BACKGROUND: Both ventilation (V) and perfusion (Q) of the lungs are altered in asthma, but their relationships with allergen-induced airway responses and gas exchange are not well described.
METHODS: The effects of aerosolized allergen provocation of V/Q abnormalities in nonsmoking, male atopic asthmatics (six dual responders and two isolated early responders) were compared with measurements of airflow limitation (forced expiratory volume in 1 s [FEV1]), gas exchange (arterial oxygen saturation, arterial oxygen partial pressure and alveolar-arterial oxygen gradient) and airway reactivity (provocative concentration of histamine causing a decrease of 20% in FEV1). V and Q lung scans at 30 min and 6 h following allergen challenge and changes in all variables were compared with prechallenge data. Digital image data were registered to baseline scans, and quantitative comparisons of changes made were supported by qualitative assessments of the images.
RESULTS: All subjects showed evidence of impaired gas exchange, as reflected by lowered arterial oxygen tension and widened alveolar arterial oxygen gradients. Baseline V/Q scans were abnormal, and there were allergen-induced changes in V and Q at 30 min, with scans at 6 h showing additional changes in Q, particularly in dual responders. Allergen-induced gas trapping was evident at 30 min and was sustained at 6 h.
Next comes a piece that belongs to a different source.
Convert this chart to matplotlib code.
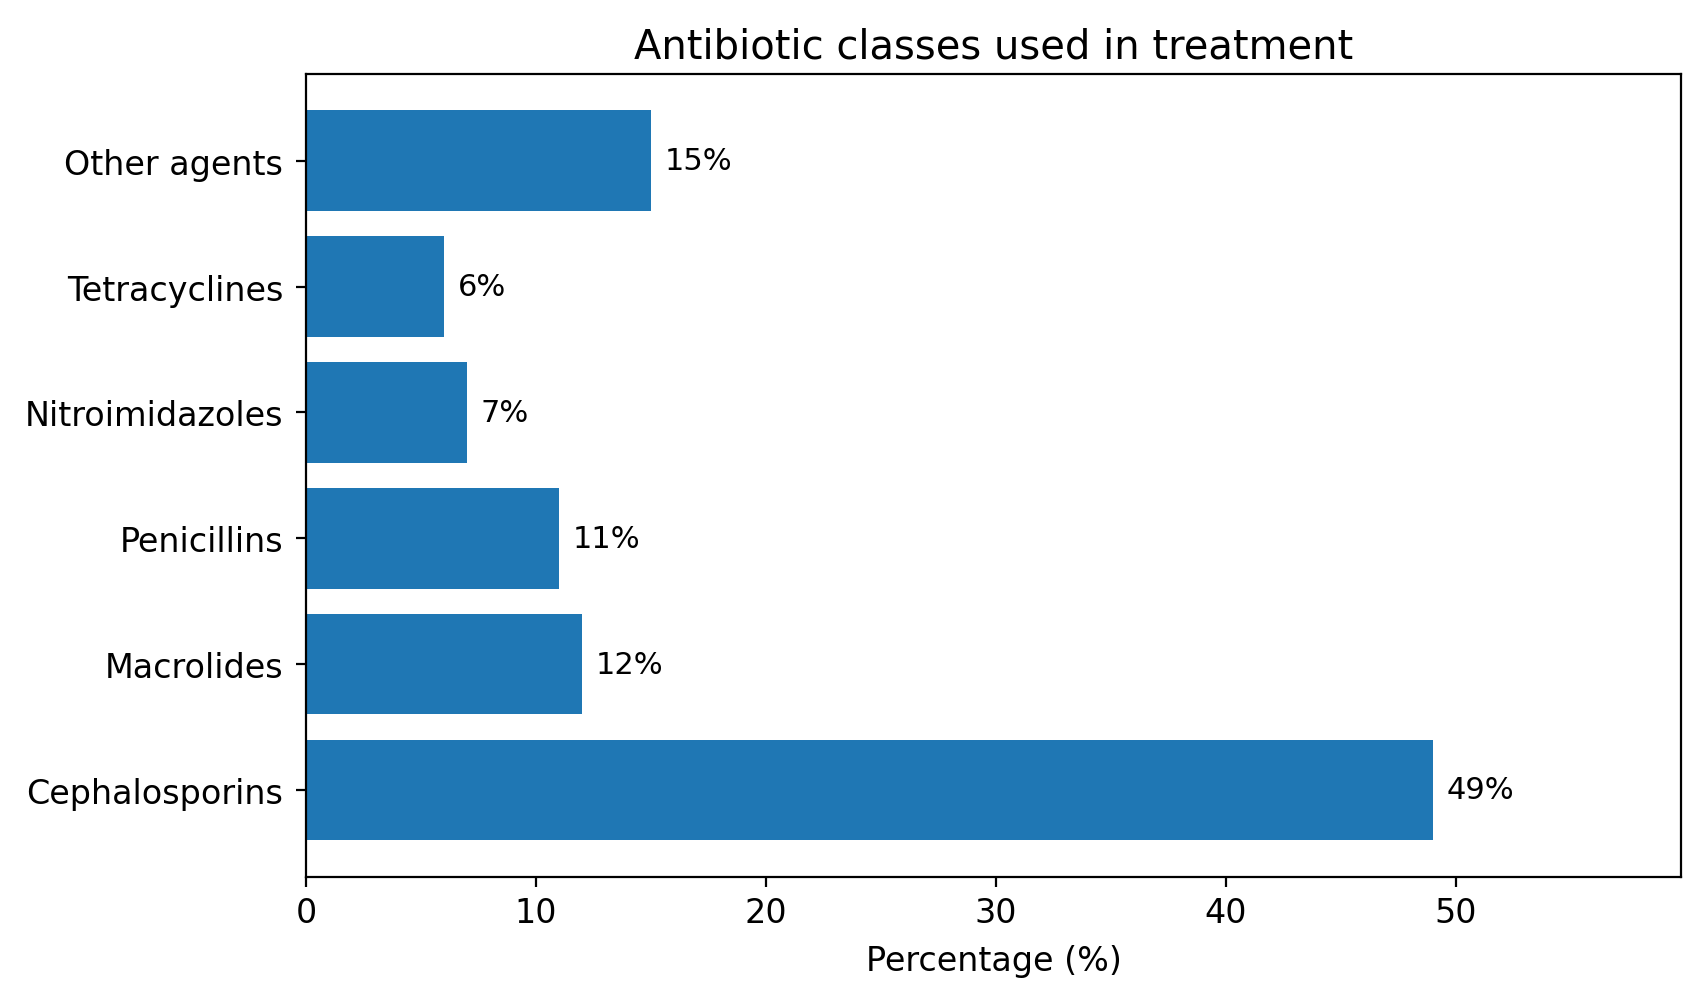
import matplotlib
matplotlib.use("Agg")
import matplotlib.pyplot as plt

classes = ["Cephalosporins", "Macrolides", "Penicillins", "Nitroimidazoles", "Tetracyclines", "Other agents"]
percent = [49, 12, 11, 7, 6, 15]

fig, ax = plt.subplots(figsize=(8.515, 5.02), dpi=200)
fig.subplots_adjust(left=0.1797, right=0.9871, bottom=0.1258, top=0.9253)

bars = ax.barh(classes, percent, color="#1f77b4")
for b, v in zip(bars, percent):
    ax.text(b.get_width() + 0.6, b.get_y() + b.get_height() / 2, f"{v}%",
            va="center", ha="left", fontsize=11)

ax.set_xlim(0, max(percent) * 1.22)
ax.set_xlabel("Percentage (%)", fontsize=12, labelpad=5.5)
ax.set_title("Antibiotic classes used in treatment", fontsize=14.4)
ax.tick_params(axis="x", labelsize=12)
ax.tick_params(axis="y", labelsize=12, pad=4.7)

fig.savefig("out.png", dpi=200)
CONCLUSIONS: Regional patterns of V and Q derived from lung scintigraphy showed a wider range of disturbances than were indicated by the magnitude of airflow limitation and arterial hypoxemia following allergen provocation, and they remained abnormal despite normalization of FEV1. Imaging of regional abnormalities of gas exchange may be relevant in the evaluation of patients with asthma.